Oz07 replied to saveasteading's topic in Barn Conversions
Whats the insurance or safety implications of the 240v lead being run through your site? Could you use one of the big daddy transformers instead or does that not improve the amount of power taken down 1 110v lead? -
Temporary power to the building from our existing supply.
saveasteading replied to saveasteading's topic in Barn Conversions
Thanks all. This is all very helpful. I did some electrical engineering at school, just as an extra subject. My teacher couldn't believe how bad I was at it when i was good with other sorts of engineering. so thanks for the patience. We are supervising so can ensure that a reel is unwound. The reel, has the advantage of easy relocation, either out of the way, or to suit room arrangements as they get built. We can brief the workers too and label the ends with instructions. The point about checking the spec is good, as some give very few details. I can see that a non-reel somehow seems more credible. and could be fastened to a wall: but I'm amazed that I haven't found any ready-made. On this basis we should locate the outlet fairly centrally, then an adjacent transformer and no other sockets. shortest distances for 110 cables from there. this is £3/m cur to any length, so a reel of 25m at either £50 or £30 seems surprising. we have plenty of transformers, I think through often needing them in a hurry then back to store after use. @ProDave what type of plugs would be best for your way?
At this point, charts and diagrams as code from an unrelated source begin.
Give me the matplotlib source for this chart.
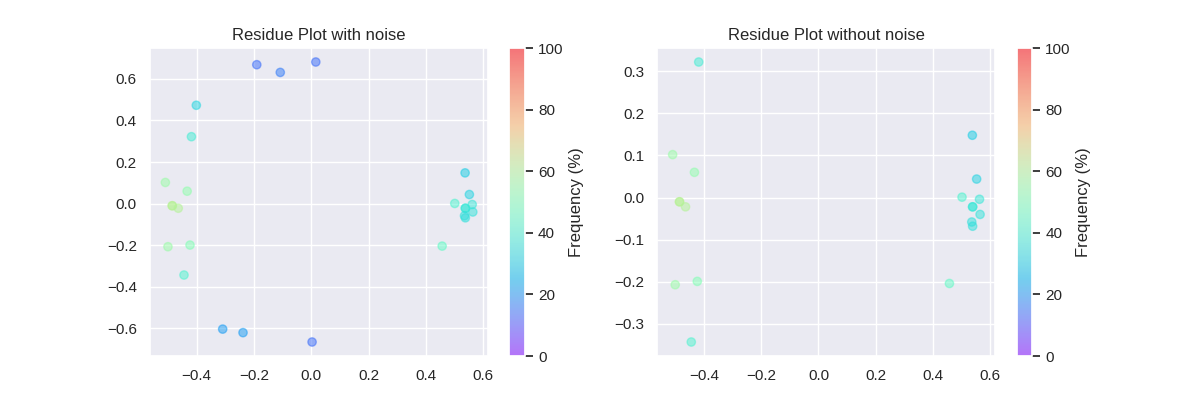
import matplotlib
matplotlib.use("Agg")
import matplotlib.pyplot as plt
import numpy as np
import seaborn as sns

# residues (x, y), frequency in %, and whether the point is a "noise" point
res_x = [-0.190, -0.108, 0.016, -0.401, -0.418, 0.537, -0.509, -0.433, 0.552,
         -0.485, -0.485, -0.464, 0.501, 0.562, 0.538, 0.538, 0.564, 0.535,
         0.538, 0.457, -0.500, -0.423, -0.444, -0.309, -0.238, 0.003]
res_y = [0.668, 0.631, 0.681, 0.473, 0.322, 0.148, 0.102, 0.060, 0.044,
         -0.010, -0.010, -0.022, 0.001, -0.004, -0.022, -0.022, -0.040, -0.058,
         -0.068, -0.204, -0.207, -0.199, -0.343, -0.603, -0.620, -0.665]
freq = [14, 16, 14, 32, 38, 30, 55, 53, 31,
        62, 60, 60, 40, 36, 36, 36, 35, 34,
        34, 44, 55, 50, 40, 21, 21, 14]
is_noise = [True, True, True, True, False, False, False, False, False,
            False, False, False, False, False, False, False, False, False,
            False, False, False, False, False, True, True, True]

sns.set_theme()
plt.rcParams["font.family"] = ["Liberation Sans", "DejaVu Sans"]

x = np.array(res_x)
y = np.array(res_y)
f = np.array(freq)
keep = ~np.array(is_noise)

fig, (ax1, ax2) = plt.subplots(1, 2, figsize=(12, 4))

sc1 = ax1.scatter(x, y, c=f, cmap="rainbow", vmin=0, vmax=100, alpha=0.5)
ax1.set_title("Residue Plot with noise")
fig.colorbar(sc1, ax=ax1, label="Frequency (%)")

sc2 = ax2.scatter(x[keep], y[keep], c=f[keep], cmap="rainbow", vmin=0, vmax=100, alpha=0.5)
ax2.set_title("Residue Plot without noise")
fig.colorbar(sc2, ax=ax2, label="Frequency (%)")

fig.savefig("out.png", dpi=100)
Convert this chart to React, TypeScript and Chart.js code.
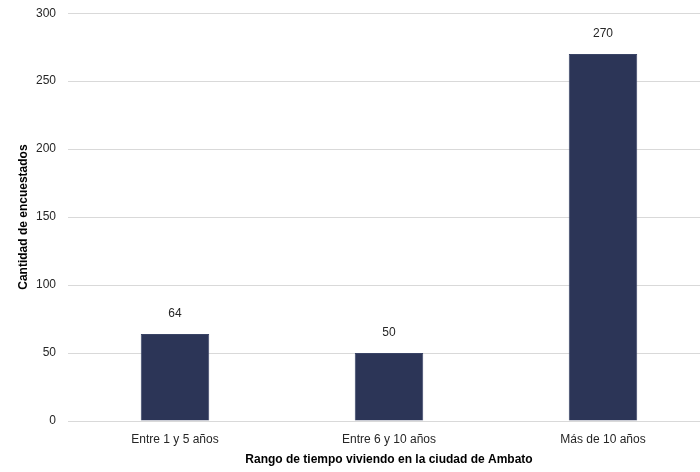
import { useEffect, useRef } from 'react';
import { Chart, registerables } from 'chart.js';

Chart.register(...registerables);

const categories = ['Entre 1 y 5 años', 'Entre 6 y 10 años', 'Más de 10 años'];
const respondents = [64, 50, 270];
const yTicks = [0, 50, 100, 150, 200, 250, 300];

const FONT = '"Liberation Sans", Arial, sans-serif';

// draws the count above each bar
const valueLabels = {
  id: 'valueLabels',
  afterDatasetsDraw(chart: Chart) {
    const ctx = chart.ctx;
    const meta = chart.getDatasetMeta(0);
    ctx.save();
    ctx.font = `12px ${FONT}`;
    ctx.fillStyle = '#262626';
    ctx.textAlign = 'center';
    ctx.textBaseline = 'middle';
    meta.data.forEach((bar: any, i: number) => {
      ctx.fillText(String(respondents[i]), bar.x, bar.y - 20);
    });
    ctx.restore();
  },
};

export default function App() {
  const chartRef = useRef<HTMLCanvasElement>(null);
  const chartInstance = useRef<Chart | null>(null);

  useEffect(() => {
    document.body.style.margin = '0';
    if (!chartRef.current) return;
    const ctx = chartRef.current.getContext('2d');
    if (!ctx) return;

    if (chartInstance.current) {
      chartInstance.current.destroy();
    }

    chartInstance.current = new Chart(ctx, {
      type: 'bar',
      data: {
        labels: categories,
        datasets: [
          {
            data: respondents,
            backgroundColor: '#2C3557',
            borderColor: '#3A4466',
            borderWidth: 1,
            categoryPercentage: 1,
            barPercentage: 0.32,
          },
        ],
      },
      options: {
        animation: false,
        responsive: false,
        layout: { padding: { top: 7, right: 0, left: 0, bottom: 0 } },
        plugins: {
          legend: { display: false },
          tooltip: { enabled: false },
        },
        scales: {
          x: {
            grid: { display: false },
            border: { display: false },
            ticks: {
              color: '#262626',
              font: { family: FONT, size: 12 },
              padding: 3,
            },
            title: {
              display: true,
              text: 'Rango de tiempo viviendo en la ciudad de Ambato',
              color: '#000',
              font: { family: FONT, size: 12, weight: 'bold' },
              padding: { top: 6, bottom: 5 },
            },
            afterFit(scale: any) {
              scale.height = 51;
            },
          },
          y: {
            min: 0,
            max: 300,
            afterBuildTicks(scale: any) {
              scale.ticks = yTicks.map((v) => ({ value: v }));
            },
            grid: { color: '#D9D9D9', lineWidth: 1, drawTicks: false },
            border: { display: false },
            ticks: {
              color: '#262626',
              font: { family: FONT, size: 12 },
              padding: 12,
            },
            title: {
              display: true,
              text: 'Cantidad de encuestados',
              color: '#000',
              font: { family: FONT, size: 12, weight: 'bold' },
              padding: { top: 16, bottom: 4 },
            },
            afterFit(scale: any) {
              scale.width = 68;
            },
          },
        },
      },
      plugins: [valueLabels],
    });

    return () => {
      if (chartInstance.current) {
        chartInstance.current.destroy();
        chartInstance.current = null;
      }
    };
  }, []);

  // the plot runs a little past the right edge and top in the reference
  return (
    <div style={{ width: 700, height: 472, overflow: 'hidden', background: '#fff' }}>
      <canvas
        ref={chartRef}
        width={710}
        height={478}
        style={{ display: 'block', marginTop: -6 }}
      />
    </div>
  );
}
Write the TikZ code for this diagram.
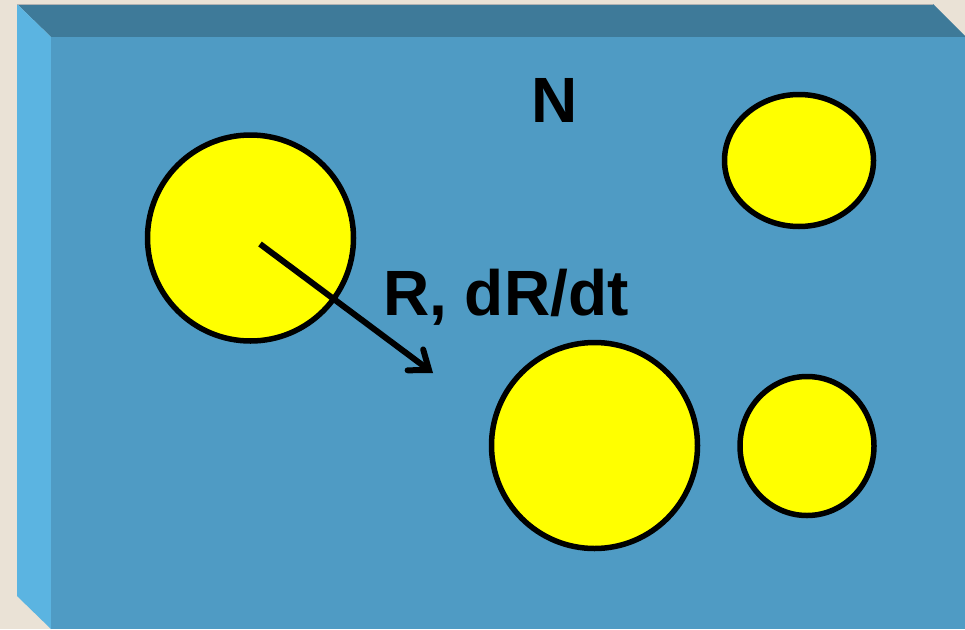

Or domestic one ended , round the other? CEE seems to be the term, and they look somehow more credible to the amateur (which our demanding, but seemingly corect) joiners are in this regard. are they straightforward to connect. I've done armoured and surely anything is easy compared to that? what does one do with the multiple L and N cables? Just join them in as if it was a 3 core cable? Id like to buy the cable in blue as it is clear what it is and easier to see, but can't find any. can I just use 2 of this and join them? OR How about this for a quick fix. I buy 2 of the reels shown above. Thence they have lots of capacity and can be set in different spots. or 3, with one extending off the other to the other end of the building? Call 'silly' if it is so! -
Temporary power to the building from our existing supply.
-rick- replied to saveasteading's topic in Barn Conversions
My worry would be it's 2.5mm2 copper coated aluminium. Still probably better than the 1.25mm2 copper ones mentioned earlier, but nowhere near 2.5mm2 copper.